El cajón estaba equipado con grasa de zapatos, cepillo y franela. El asa para sostener el cajón simulaba una suela lo que, según dijo la maestra, les serviría para recargar el pie y darle brillo al zapato antes de que se fueran a trabajar.

Pañuelos bordados, corbatas y un portarretrato mal armado habían sido regalos inservibles de años anteriores; en cambio, sabía que éste sustituiría la caja de zapatos donde papá guardaba sus aditamentos y le recordaría con nostalgia sus años de niño bolero.

Mamá nos despertó temprano. En ese tiempo éramos tres niñas entre los doce y los cuatro años fanáticas de Timbiriche, así que le cantamos y bailamos a papá una coreografía previamente ensayada sintiéndonos Sasha, Paulina y Alix . . .y a veces cuando llegas de noche y el sueño ya me venció. . .

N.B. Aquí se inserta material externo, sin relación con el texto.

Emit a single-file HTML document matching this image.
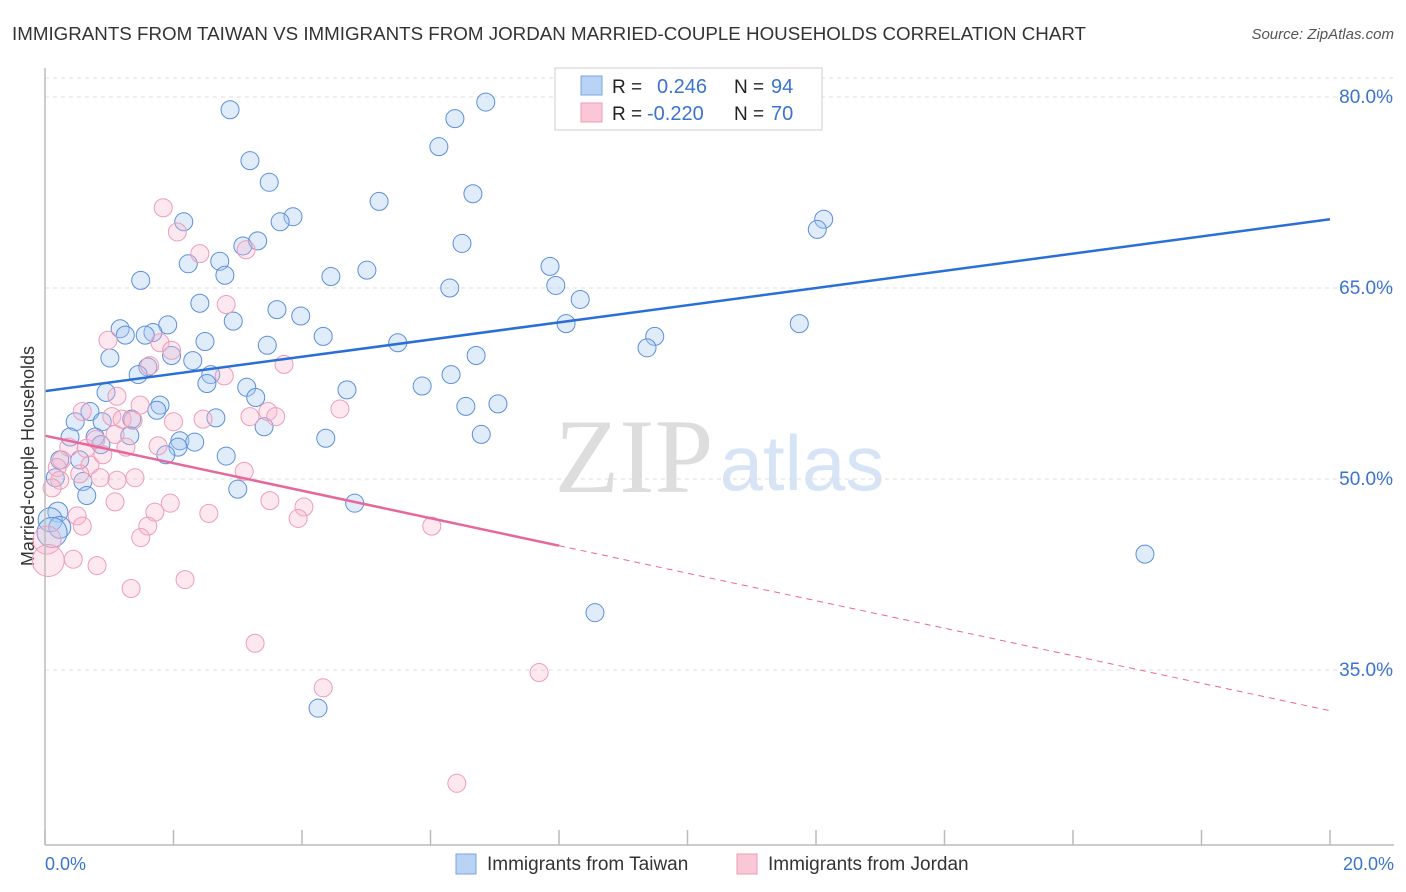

Corrimos a sus brazos olorosos a loción amaderada y sudor de cama; lo llenamos de besos y cada una le dio su regalo. Él reaccionó a todos con una mueca entre divertido y expectante; sin embargo, por el tono de su voz y la manera con la que revisó cada detalle de mi cajón, supe que había ganado la contienda de ese año.

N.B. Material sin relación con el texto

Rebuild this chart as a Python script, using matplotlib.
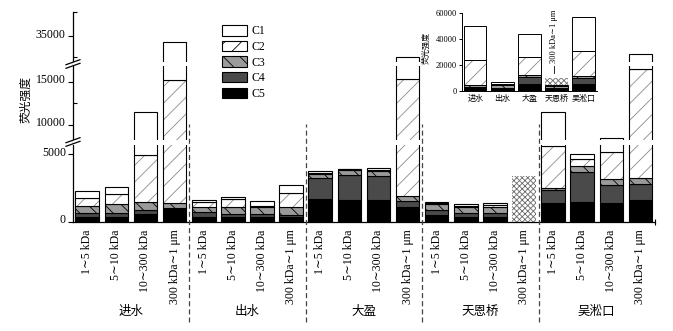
import numpy as np
import matplotlib
matplotlib.use("Agg")
import matplotlib.pyplot as plt
import matplotlib.transforms as mtransforms
from matplotlib.patches import Patch

plt.rcParams["font.family"] = ["Liberation Serif", "DejaVu Serif", "Noto Sans CJK SC"]
plt.rcParams["hatch.linewidth"] = 0.6
plt.rcParams["axes.unicode_minus"] = False

# ---- data ----
sites = ["进水", "出水", "大盈", "天恩桥", "吴淞口"]
fractions = ["1∼5 kDa", "5∼10 kDa", "10∼300 kDa", "300 kDa∼1 μm"]
components = ["C1", "C2", "C3", "C4", "C5"]

# one value per bar: 5 sites x 4 size fractions
c5 = [300, 300, 530, 900, 350, 360, 300, 310, 1670, 1640, 1590, 1050,
      480, 370, 370, 0, 1350, 1470, 1350, 1590]
c4 = [300, 300, 320, 100, 330, 200, 250, 170, 1600, 1800, 1800, 490,
      370, 240, 240, 0, 980, 2220, 1410, 1190]
c3 = [560, 690, 620, 400, 370, 490, 500, 620, 250, 430, 370, 350,
      420, 490, 440, 0, 170, 420, 440, 490]
c2 = [620, 740, 3460, 13830, 370, 620, 130, 1060, 90, 30, 110, 13410,
      100, 70, 170, 0, 3170, 570, 2020, 13210]
c1 = [490, 540, 6550, 18250, 170, 170, 340, 600, 150, 40, 140, 14700,
      100, 100, 170, 0, 5810, 370, 3300, 14320]
# 天恩桥 300 kDa~1 μm was not resolved into components
mixed = [0] * 15 + [3390] + [0] * 4

# inset: totals per site
in_c5 = [1850, 1300, 5200, 1300, 5200]
in_c4 = [750, 900, 5600, 1000, 4800]
in_c3 = [1800, 2000, 1300, 1300, 1300]
in_c2 = [19200, 1300, 13600, 300, 19500]
in_c1 = [26200, 1200, 17700, 300, 26100]
in_mixed = [0, 0, 0, 5400, 0]

# ---- broken y scale (piecewise linear) ----
seg_vals = [0, 5746, 8256, 16802, 28881, 40714]
seg_pix = [0, 77, 81.5, 155.5, 160, 209.2]


def fwd(v):
    return np.interp(v, seg_vals, seg_pix)


def inv(p):
    return np.interp(p, seg_pix, seg_vals)


styles = {
    "C1": dict(color="white", hatch=None, hc="black"),
    "C2": dict(color="white", hatch="//", hc="#8a8a8a"),
    "C3": dict(color="#9a9a9a", hatch="\\\\", hc="black"),
    "C4": dict(color="#4a4a4a", hatch=None, hc="black"),
    "C5": dict(color="black", hatch=None, hc="black"),
}


def stacked(ax, x, layers, width, lw=0.8):
    bottom = np.zeros(len(x))
    for name, vals in layers:
        vals = np.asarray(vals, dtype=float)
        st = styles[name]
        ax.bar(x, vals, width, bottom=bottom, color=st["color"], hatch=st["hatch"],
               edgecolor=st["hc"], linewidth=0 if st["hatch"] else lw, zorder=2)
        if st["hatch"]:
            ax.bar(x, vals, width, bottom=bottom, fill=False, edgecolor="black",
                   linewidth=lw, zorder=2)
        bottom += vals
    return bottom


fig = plt.figure(figsize=(6.73, 3.31), dpi=100)
ax = fig.add_axes([72.7 / 673, 1 - 221.5 / 331, 582.3 / 673, 209.2 / 331])
ax.set_yscale("function", functions=(fwd, inv))

x = np.arange(20)
keep = np.array([v > 0 for v in c5])
layers = [("C5", c5), ("C4", c4), ("C3", c3), ("C2", c2), ("C1", c1)]
stacked(ax, x[keep], [(n, np.asarray(v)[keep]) for n, v in layers], 0.81)
mx = np.array(mixed) > 0
ax.bar(x[mx], np.array(mixed)[mx], 0.81, color="white", hatch="xxxxxx",
       edgecolor="#6a6a6a", linewidth=0, zorder=2)

ax.set_xlim(-0.5, 19.5)
ax.set_ylim(0, seg_vals[-1])

# white gaps at the breaks
ax.axhspan(seg_vals[1], seg_vals[2], color="white", zorder=3, lw=0)
ax.axhspan(seg_vals[3], seg_vals[4], color="white", zorder=3, lw=0)

for s in ["top", "right"]:
    ax.spines[s].set_visible(False)
for s in ["left", "bottom"]:
    ax.spines[s].set_linewidth(0.9)

ax.set_yticks([0, 5000, 10000, 15000, 35000])
ax.set_yticklabels(["0", "5000", "10000", "15000", "35000"])
ax.set_yticks([12500, 30000, seg_vals[-1]], minor=True)
ax.tick_params(axis="y", which="major", direction="out", length=3.5, width=0.8,
               labelsize=8.5, pad=1.5)
ax.tick_params(axis="y", which="minor", direction="in", length=3, width=0.8)
# labels sit a little above their ticks in the original
shift = mtransforms.ScaledTranslation(0, 3 / 100, fig.dpi_scale_trans)
for lab in ax.get_yticklabels():
    lab.set_transform(lab.get_transform() + shift)

ax.set_xticks(x)
ax.set_xticklabels(fractions * 5, rotation=90, fontsize=8.5)
ax.tick_params(axis="x", length=0, pad=5.5)
ax.set_xticks([19.5], minor=True)
ax.tick_params(axis="x", which="minor", direction="inout", length=5, width=0.8)

# group separators and names
for b in [3.5, 7.5, 11.5, 15.5]:
    ax.axvline(b, ymin=-0.48, ymax=0.466, clip_on=False, color="#444444",
               ls=(0, (4, 2.5)), lw=0.9, zorder=4)
for i, s in enumerate(sites):
    ax.text(4 * i + 1.5, -0.433, s, transform=ax.get_xaxis_transform(),
            ha="center", va="center", fontsize=9)

# break marks on the y axis
for yb in [142, 64]:
    for dy in [-1.8, 1.8]:
        fig.add_artist(plt.Line2D([66 / 673, 80 / 673],
                                  [1 - (yb + dy + 2.5) / 331, 1 - (yb + dy - 2.5) / 331],
                                  color="black", lw=0.9))

fig.text(26 / 673, 1 - 100 / 331, "荧光强度", rotation=90, ha="center",
         va="center", fontsize=8.5)

# legend
handles = [Patch(facecolor=styles[c]["color"], hatch=styles[c]["hatch"],
                 edgecolor="black", linewidth=0.8) for c in components]
fig.legend(handles, components, loc="upper left",
           bbox_to_anchor=(222 / 673, 1 - 25 / 331), frameon=False,
           fontsize=8.5, handlelength=2.15, handleheight=1.0,
           labelspacing=0.28, handletextpad=0.35, borderpad=0, borderaxespad=0)

# inset
axi = fig.add_axes([461.7 / 673, 1 - 90.7 / 331, 135.5 / 673, 78 / 331])
xi = np.arange(5)
stacked(axi, xi, [("C5", in_c5), ("C4", in_c4), ("C3", in_c3),
                  ("C2", in_c2), ("C1", in_c1)], 0.83, lw=0.7)
bot = np.array(in_c5) + np.array(in_c4) + np.array(in_c3) + np.array(in_c2) + np.array(in_c1)
m = np.array(in_mixed) > 0
axi.bar(xi[m], np.array(in_mixed)[m], 0.83, bottom=bot[m], color="white",
        hatch="xxxxxx", edgecolor="#6a6a6a", linewidth=0, zorder=2)
axi.set_xlim(-0.5, 4.5)
axi.set_ylim(0, 60000)
axi.set_yticks([0, 20000, 40000, 60000])
axi.tick_params(axis="y", direction="out", length=2.5, width=0.7, labelsize=6, pad=1)
axi.set_xticks(xi)
axi.set_xticklabels(sites, fontsize=5.8)
axi.tick_params(axis="x", length=0, pad=3)
for s in ["top", "right"]:
    axi.spines[s].set_visible(False)
for s in ["left", "bottom"]:
    axi.spines[s].set_linewidth(0.7)
axi.text(2.9, 21500, "300 kDa∼1 μm", rotation=90, ha="center", va="bottom", fontsize=6)
axi.plot([2.9, 2.9], [13600, 19000], color="black", lw=0.6)
fig.text(426 / 673, 1 - 48 / 331, "荧光强度", rotation=90, ha="center",
         va="center", fontsize=5.8)

fig.savefig("out.png", dpi=100)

¿Por qué el amor o el desamor de un padre nos marca para el resto de la vida?

Dentro de mi hipocampo escurridizo hay otro momento en el que me siento fuera de peligro gracias al escudo impenetrable de papá.

Vamos en la Taurus gris rumbo a casa de mi abuela. Mamá se termina de poner rímel en las pestañas, mi hermana C. está detrás de ella mirando hacia la ventana; la pequeña E. yace en medio de nosotras sentada al borde del asiento para no despeinarse y yo, voy detrás de papá con mis ojos puestos en sus manos chatas sobre el volante . . . y cuando estoy a tu lado todo el miedo ya se va . . .

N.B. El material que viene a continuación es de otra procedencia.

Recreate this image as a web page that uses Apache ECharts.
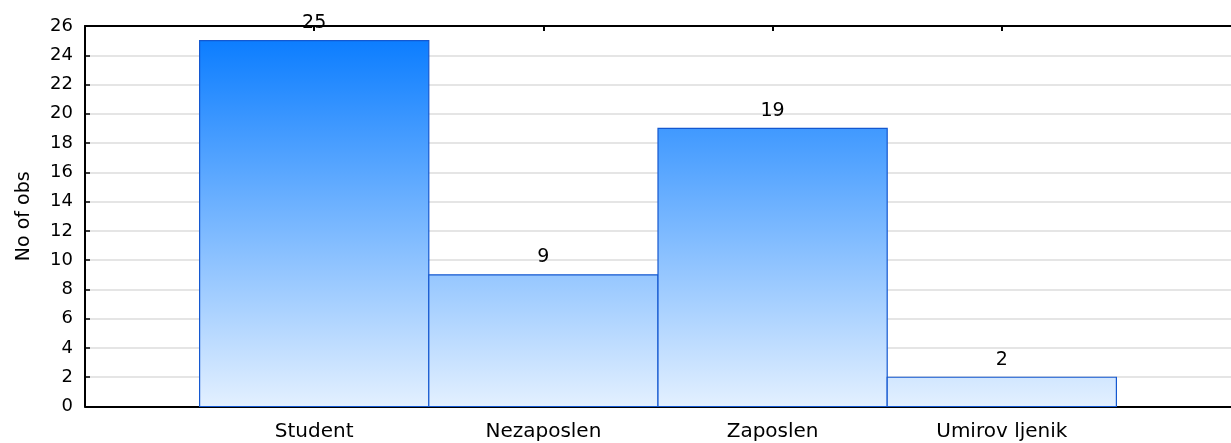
<!DOCTYPE html>
<html>
<head>
<meta charset="utf-8">
<script src="https://cdn.jsdelivr.net/npm/echarts@6/dist/echarts.min.js"></script>
<style>
html,body{margin:0;padding:0;background:#fff;}
#chart{width:1231px;height:443px;}
</style>
</head>
<body>
<div id="chart"></div>
<script>
const categories = ['Student', 'Nezaposlen', 'Zaposlen', 'Umirov ljenik'];
const counts = [25, 9, 19, 2];
const positions = [1, 2, 3, 4];
const yAxisName = 'No of obs';

const FONT = 'DejaVu Sans';
const chart = echarts.init(document.getElementById('chart'));

const barData = positions.map((p, i) => [p, counts[i]]);

function labelFor(v) {
  const idx = positions.indexOf(v);
  return idx >= 0 ? categories[idx] : '';
}

chart.setOption({
  animation: false,
  backgroundColor: '#fff',
  grid: { left: 85, top: 26, right: -9, bottom: 36.5, containLabel: false },
  xAxis: [
    {
      type: 'value', min: 0, max: 5, interval: 1, position: 'bottom',
      axisLine: { show: true, lineStyle: { color: '#000', width: 2 } },
      axisTick: { show: true, inside: true, length: 5, lineStyle: { color: '#000', width: 2 },
                  customValues: positions },
      axisLabel: { show: true, customValues: positions, formatter: labelFor, color: '#000', fontFamily: FONT, fontSize: 20, margin: 15 },
      splitLine: { show: false }
    },
    {
      type: 'value', min: 0, max: 5, interval: 1, position: 'top',
      axisLine: { show: true, onZero: false, lineStyle: { color: '#000', width: 2 } },
      axisTick: { show: true, inside: true, length: 5, lineStyle: { color: '#000', width: 2 },
                  customValues: positions },
      axisLabel: { show: false },
      splitLine: { show: false }
    }
  ],
  yAxis: {
    type: 'value', min: 0, max: 26, interval: 2,
    name: yAxisName, nameLocation: 'middle', nameGap: 51, nameRotate: 90,
    nameTextStyle: { color: '#000', fontFamily: FONT, fontSize: 19 },
    axisLine: { show: true, onZero: false, lineStyle: { color: '#000', width: 2 } },
    axisTick: { show: true, inside: true, length: 5, lineStyle: { color: '#000', width: 1.5 } },
    axisLabel: { color: '#000', fontFamily: FONT, fontSize: 18, margin: 12 },
    splitLine: { show: true, lineStyle: { color: '#dcdcdc', width: 1.5 } }
  },
  series: [{
    type: 'custom',
    xAxisIndex: 0,
    data: barData,
    clip: false,
    renderItem: function (params, api) {
      const x = api.value(0), v = api.value(1);
      const p1 = api.coord([x - 0.5, v]);
      const p2 = api.coord([x + 0.5, 0]);
      const gTop = api.coord([0, 26])[1];
      const gBot = api.coord([0, 0])[1];
      const fill = new echarts.graphic.LinearGradient(0, gTop, 0, gBot, [
        { offset: 0, color: '#0479ff' },
        { offset: 1, color: '#e3f0ff' }
      ], true);
      return {
        type: 'group',
        children: [
          {
            type: 'rect',
            shape: { x: p1[0], y: p1[1], width: p2[0] - p1[0], height: p2[1] - p1[1] },
            style: { fill: fill, stroke: '#1458d0', lineWidth: 1.2 }
          },
          {
            type: 'text',
            style: {
              text: String(v), x: (p1[0] + p2[0]) / 2, y: p1[1] - 8,
              align: 'center', verticalAlign: 'bottom',
              fill: '#000', font: '19px "' + FONT + '"'
            }
          }
        ]
      };
    }
  }]
});
</script>
</body>
</html>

En la radio suena algo que no tengo claro; sin embargo, cada que escucho a ABBA o al Luis Miguel noventero me voy a ese instante donde papá mueve la cabeza de un lado a otro mientras canta y juega con nosotras a adivinar las marcas y los modelos de los autos que nos cruzan por enfrente.

¿En qué momento papá dejó de ser mi superhéroe y se convirtió en el ogro del cuento?

Las ausencias de mi padre por largas temporadas abrieron una profunda grieta donde se coló la incertidumbre y el miedo. Ver a mamá durante las noches al pie de la ventana esperando a que las luces del coche asomaran por la calle me partía el corazón de niña. Me esforcé entonces a crecer para que ella tuviera con quien llorar su tristeza.

A esa edad no había quién me explicara que el abandono intermitente de mi padre no era porque hubiera algo malo en mí. A esa edad, sentí que la indiferencia con la que trataba a mamá era equivalente a lo que sentía por mí y mis hermanas.

Los bailes entre pijamas y pelos despeinados del Día del Padre los cambiamos por regalos en los que se nos iban los ahorros. Me volví excelente estudiante, resolutiva, callada, hice de todo para que papá se quedara, para que nos quisiera, para que nos volteara a ver y nos pusiera en primer lugar. Nunca sucedió.

Largas conversaciones en el diván y dosis extras de serotonina me sacaron del vacío en el que estuve durante años sintiéndome insuficiente; por ende, cada que llega el mes de junio y tomo el teléfono para decirle ¡Feliz día del padre! procuro hacerlo desde esa niña con la que bailó a la orilla de la playa o a la que le compuso una canción por caminar chueco.

Porque hubo una vez, aunque después ya no.

Voy a crecer a tu gran tamaño y el mundo veré como tú, te comprenderé mucho más y mejor y la vida venceré.